▸ **WHAT YOU HAVE TO DO**
Output the first line of the listing and each line after it, up to and including the line that contains "start_km = 19000", exactly as written, minus the pictures.

** Start DATA SEGMENT **

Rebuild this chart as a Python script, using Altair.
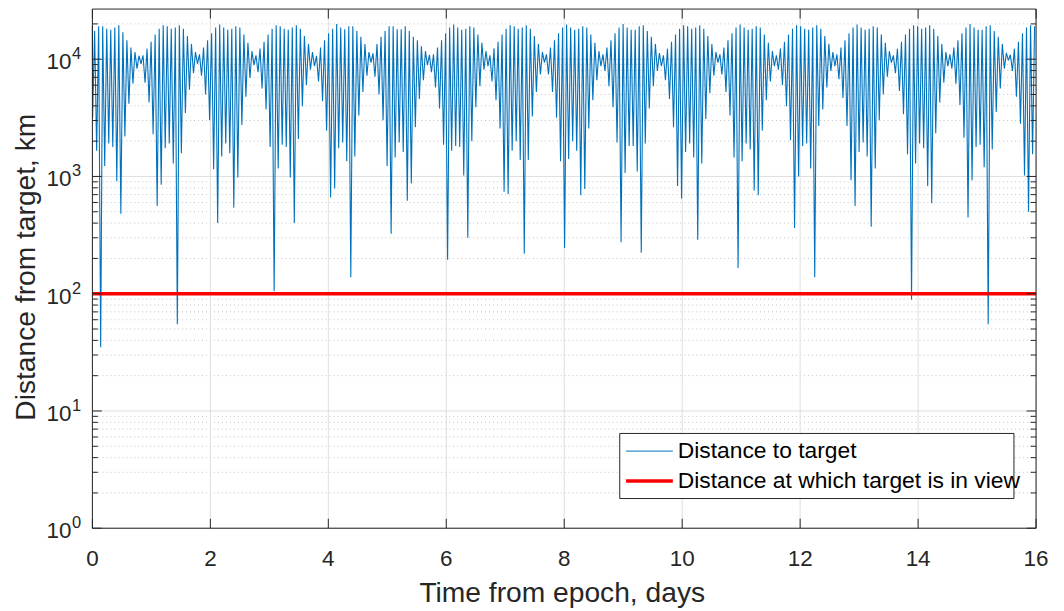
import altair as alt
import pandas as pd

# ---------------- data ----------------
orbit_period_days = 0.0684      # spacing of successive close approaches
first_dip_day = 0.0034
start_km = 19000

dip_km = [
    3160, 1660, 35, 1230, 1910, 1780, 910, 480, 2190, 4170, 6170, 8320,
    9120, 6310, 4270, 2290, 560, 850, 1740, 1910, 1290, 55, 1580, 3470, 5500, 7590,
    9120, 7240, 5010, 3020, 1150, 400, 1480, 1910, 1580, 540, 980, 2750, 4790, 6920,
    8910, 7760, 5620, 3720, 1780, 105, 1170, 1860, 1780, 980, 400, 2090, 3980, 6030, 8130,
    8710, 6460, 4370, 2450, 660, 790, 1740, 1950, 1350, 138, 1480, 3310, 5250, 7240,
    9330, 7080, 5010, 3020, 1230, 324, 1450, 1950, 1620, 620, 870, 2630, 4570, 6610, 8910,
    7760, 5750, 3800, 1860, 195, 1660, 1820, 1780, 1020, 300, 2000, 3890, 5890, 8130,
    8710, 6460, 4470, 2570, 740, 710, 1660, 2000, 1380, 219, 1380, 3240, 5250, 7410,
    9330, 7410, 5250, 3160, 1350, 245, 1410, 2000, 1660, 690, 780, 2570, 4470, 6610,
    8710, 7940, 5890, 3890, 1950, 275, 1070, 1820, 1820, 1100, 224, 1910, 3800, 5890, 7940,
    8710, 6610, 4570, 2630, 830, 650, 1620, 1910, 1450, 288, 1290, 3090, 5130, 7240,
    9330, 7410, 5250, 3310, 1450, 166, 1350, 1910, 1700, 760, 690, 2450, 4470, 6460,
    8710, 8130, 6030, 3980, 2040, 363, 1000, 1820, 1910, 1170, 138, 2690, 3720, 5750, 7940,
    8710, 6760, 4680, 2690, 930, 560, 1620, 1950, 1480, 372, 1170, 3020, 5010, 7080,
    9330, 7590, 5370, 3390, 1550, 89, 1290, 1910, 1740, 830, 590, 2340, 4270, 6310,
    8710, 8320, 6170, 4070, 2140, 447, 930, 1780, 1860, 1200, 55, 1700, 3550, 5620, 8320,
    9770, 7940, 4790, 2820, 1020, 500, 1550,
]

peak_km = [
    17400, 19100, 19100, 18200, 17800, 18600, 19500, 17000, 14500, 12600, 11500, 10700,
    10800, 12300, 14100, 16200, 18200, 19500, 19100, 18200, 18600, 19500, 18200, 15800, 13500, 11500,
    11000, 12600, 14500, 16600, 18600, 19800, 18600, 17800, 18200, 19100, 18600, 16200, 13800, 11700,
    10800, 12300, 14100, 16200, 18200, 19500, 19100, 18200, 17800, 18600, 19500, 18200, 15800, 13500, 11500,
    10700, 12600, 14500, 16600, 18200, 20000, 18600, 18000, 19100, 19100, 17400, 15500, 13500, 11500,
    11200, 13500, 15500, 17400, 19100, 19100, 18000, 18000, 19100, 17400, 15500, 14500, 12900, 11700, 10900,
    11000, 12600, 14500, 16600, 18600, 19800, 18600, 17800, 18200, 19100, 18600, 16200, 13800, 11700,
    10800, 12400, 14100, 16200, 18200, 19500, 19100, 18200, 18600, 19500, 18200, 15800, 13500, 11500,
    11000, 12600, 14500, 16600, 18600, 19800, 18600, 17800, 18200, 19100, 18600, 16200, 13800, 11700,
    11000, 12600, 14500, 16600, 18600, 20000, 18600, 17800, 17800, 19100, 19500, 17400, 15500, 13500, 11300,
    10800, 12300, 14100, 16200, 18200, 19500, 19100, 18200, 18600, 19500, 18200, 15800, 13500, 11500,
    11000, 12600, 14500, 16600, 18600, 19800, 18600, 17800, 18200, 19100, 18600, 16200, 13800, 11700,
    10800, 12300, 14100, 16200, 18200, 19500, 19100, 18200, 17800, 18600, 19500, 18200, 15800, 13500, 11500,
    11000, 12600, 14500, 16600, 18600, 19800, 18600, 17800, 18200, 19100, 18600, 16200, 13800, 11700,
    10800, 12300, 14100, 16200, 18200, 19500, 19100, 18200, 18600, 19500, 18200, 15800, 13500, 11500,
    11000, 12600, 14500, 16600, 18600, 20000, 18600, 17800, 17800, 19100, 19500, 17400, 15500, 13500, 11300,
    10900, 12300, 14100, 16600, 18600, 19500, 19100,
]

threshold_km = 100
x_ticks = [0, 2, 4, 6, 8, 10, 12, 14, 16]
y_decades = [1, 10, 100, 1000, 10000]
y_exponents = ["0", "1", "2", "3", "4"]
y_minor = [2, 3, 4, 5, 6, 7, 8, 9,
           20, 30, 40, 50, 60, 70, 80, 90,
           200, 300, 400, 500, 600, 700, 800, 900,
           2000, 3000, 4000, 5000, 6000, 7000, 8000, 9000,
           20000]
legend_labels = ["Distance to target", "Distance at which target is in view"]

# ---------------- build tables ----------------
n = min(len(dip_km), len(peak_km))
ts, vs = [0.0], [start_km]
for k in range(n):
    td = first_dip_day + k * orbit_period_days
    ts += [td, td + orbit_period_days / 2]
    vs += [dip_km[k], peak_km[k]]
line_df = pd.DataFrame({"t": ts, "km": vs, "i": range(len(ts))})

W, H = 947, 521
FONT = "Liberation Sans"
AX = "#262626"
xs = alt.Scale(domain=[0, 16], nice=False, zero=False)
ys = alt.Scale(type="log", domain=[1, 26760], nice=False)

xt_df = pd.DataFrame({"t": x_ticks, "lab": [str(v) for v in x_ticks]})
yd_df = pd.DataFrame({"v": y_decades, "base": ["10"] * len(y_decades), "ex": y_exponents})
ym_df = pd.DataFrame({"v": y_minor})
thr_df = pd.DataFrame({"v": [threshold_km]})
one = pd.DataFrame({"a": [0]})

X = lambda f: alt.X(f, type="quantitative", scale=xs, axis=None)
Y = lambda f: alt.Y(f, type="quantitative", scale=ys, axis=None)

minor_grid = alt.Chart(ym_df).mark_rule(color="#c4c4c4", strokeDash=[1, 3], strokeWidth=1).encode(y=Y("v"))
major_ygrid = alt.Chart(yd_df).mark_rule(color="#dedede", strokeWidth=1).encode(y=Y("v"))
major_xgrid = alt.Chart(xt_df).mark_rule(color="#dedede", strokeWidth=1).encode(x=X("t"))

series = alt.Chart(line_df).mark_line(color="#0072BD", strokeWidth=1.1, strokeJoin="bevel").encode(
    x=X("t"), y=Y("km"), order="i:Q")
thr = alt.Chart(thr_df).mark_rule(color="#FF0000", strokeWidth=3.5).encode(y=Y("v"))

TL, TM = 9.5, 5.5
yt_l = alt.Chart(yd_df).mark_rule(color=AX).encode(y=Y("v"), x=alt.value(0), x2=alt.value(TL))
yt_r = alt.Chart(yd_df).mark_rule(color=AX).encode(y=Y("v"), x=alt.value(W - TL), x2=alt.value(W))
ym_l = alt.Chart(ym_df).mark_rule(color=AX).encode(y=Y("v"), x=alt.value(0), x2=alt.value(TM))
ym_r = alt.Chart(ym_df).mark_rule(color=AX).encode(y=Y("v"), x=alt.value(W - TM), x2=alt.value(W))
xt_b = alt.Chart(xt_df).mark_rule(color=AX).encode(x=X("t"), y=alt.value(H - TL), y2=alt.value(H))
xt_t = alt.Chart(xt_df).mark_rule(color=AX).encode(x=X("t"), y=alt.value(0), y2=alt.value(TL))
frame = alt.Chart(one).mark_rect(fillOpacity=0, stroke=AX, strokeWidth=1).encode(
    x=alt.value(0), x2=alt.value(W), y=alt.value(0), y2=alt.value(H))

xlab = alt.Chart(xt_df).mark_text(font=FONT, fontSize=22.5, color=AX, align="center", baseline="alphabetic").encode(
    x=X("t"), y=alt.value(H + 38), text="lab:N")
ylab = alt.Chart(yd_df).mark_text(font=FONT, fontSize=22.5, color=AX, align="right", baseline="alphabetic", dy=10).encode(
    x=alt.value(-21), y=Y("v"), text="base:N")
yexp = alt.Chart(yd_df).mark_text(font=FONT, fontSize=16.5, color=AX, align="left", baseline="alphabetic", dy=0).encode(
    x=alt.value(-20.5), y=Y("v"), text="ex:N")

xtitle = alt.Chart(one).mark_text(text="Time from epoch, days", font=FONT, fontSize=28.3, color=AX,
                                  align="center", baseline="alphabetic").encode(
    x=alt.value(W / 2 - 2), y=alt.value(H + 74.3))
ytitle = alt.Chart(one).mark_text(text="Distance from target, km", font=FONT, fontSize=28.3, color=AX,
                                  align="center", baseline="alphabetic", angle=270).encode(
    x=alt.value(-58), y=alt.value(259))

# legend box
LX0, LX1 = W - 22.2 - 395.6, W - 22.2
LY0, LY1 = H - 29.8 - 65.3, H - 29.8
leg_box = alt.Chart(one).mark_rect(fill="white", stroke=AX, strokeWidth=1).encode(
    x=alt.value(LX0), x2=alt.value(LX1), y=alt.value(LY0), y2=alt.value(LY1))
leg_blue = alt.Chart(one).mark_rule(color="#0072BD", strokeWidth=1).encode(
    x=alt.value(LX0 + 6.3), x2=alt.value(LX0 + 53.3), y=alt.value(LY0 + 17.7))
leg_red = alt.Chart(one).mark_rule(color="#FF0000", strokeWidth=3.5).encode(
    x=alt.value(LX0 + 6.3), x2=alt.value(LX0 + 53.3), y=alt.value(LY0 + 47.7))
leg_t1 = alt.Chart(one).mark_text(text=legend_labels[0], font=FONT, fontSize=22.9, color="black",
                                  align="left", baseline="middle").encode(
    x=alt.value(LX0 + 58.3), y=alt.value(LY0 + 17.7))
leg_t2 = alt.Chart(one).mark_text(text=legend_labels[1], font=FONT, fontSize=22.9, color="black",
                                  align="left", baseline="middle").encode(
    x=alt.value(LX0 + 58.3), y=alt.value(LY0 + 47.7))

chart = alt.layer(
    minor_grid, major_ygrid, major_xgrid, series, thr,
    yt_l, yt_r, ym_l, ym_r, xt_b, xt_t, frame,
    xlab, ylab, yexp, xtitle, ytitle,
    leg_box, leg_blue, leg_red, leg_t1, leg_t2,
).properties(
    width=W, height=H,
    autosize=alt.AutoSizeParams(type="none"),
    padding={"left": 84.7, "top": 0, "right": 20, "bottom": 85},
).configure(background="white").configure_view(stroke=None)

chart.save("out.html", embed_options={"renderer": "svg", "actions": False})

** End DATA SEGMENT **

▸ **RESULT BELOW**
Rebuild this chart as a Python script, using Altair.
import altair as alt
import pandas as pd

# ---------------- data ----------------
orbit_period_days = 0.0684      # spacing of successive close approaches
first_dip_day = 0.0034
start_km = 19000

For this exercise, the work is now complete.